Christmas break would be extended indefinitely in the Highland School District if state legislators cannot come up with a budget before then.
Highland Superintendent Mike Sutton said the district could afford a half-year of classes without any state money, but it would be busted after that.
“We anticipate we could keep the doors open for the first semester — December-ish,” Sutton said.
Reserves and anticipated local property tax money would be enough for the district to meet payroll until then, Sutton said.
About 40 percent of the district’s education fund, the account from which salaries are paid, comes from the state.
“You just can’t make up 40 percent of your revenue. You just can’t,” Sutton said.
Insurance would not be an issue, since the district pays its premium in one lump sum before the start of the academic year.
Sutton said the district would have to hold some money back to pay utilities — gas, water and electric, which run about $30,000 per month.
About 56 percent of the district’s transportation dollars come from the state.
Board member Robert Miller said he had heard of districts in other states in similar situations saving money by just not running any buses.

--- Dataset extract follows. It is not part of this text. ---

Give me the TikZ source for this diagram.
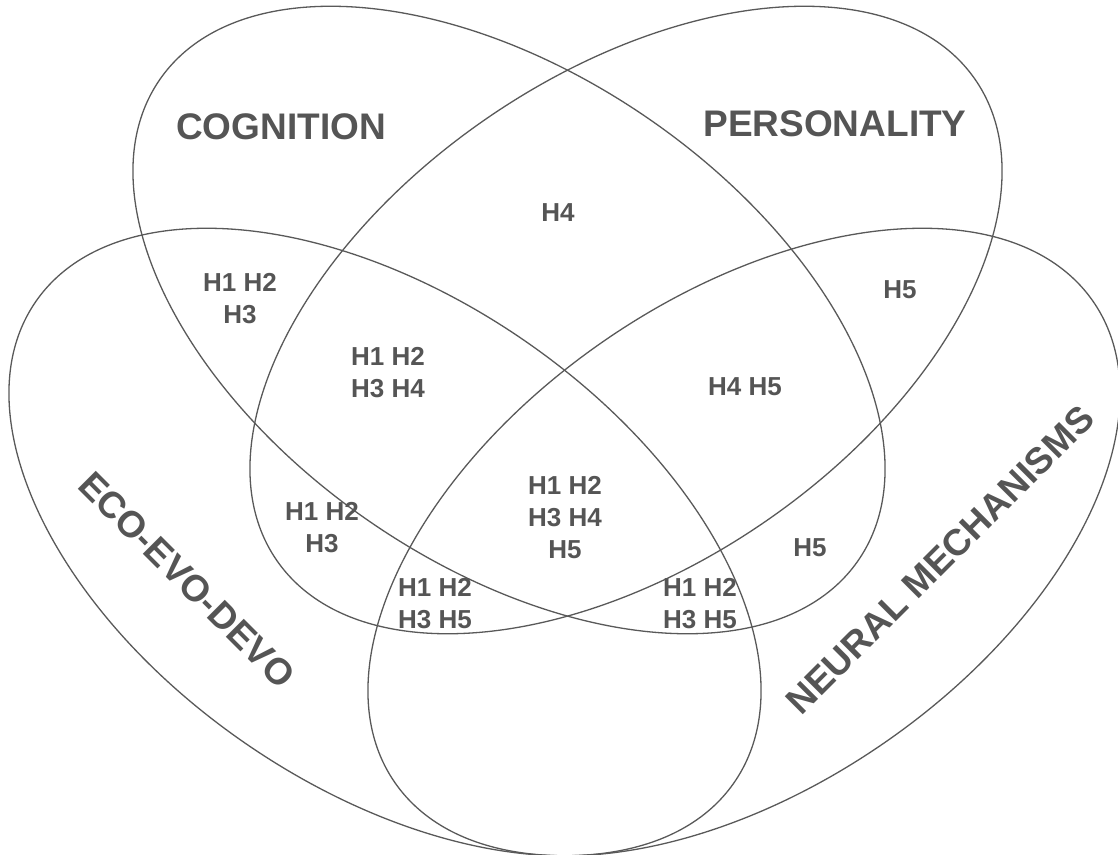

However, Sutton said state law requires the district to provide transportation. Plus, the idea could ultimately hurt the district’s bottom line in the long run. Schools receive general state aid — when the state actually pays it — based on average daily attendance. If the district were to not provide busing, attendance would suffer, and with it, state aid money.
“We’re caught in a Catch-22 any way you look at it,” Sutton said.
June 30 is the end of the fiscal year and the deadline for a new budget. Lawmakers were back in Springfield on Tuesday, the seventh consecutive day of special session called by Gov. Bruce Rauner in an attempt to get a last-minute deal worked out. They met for only about 11 minutes combined between the Senate and House.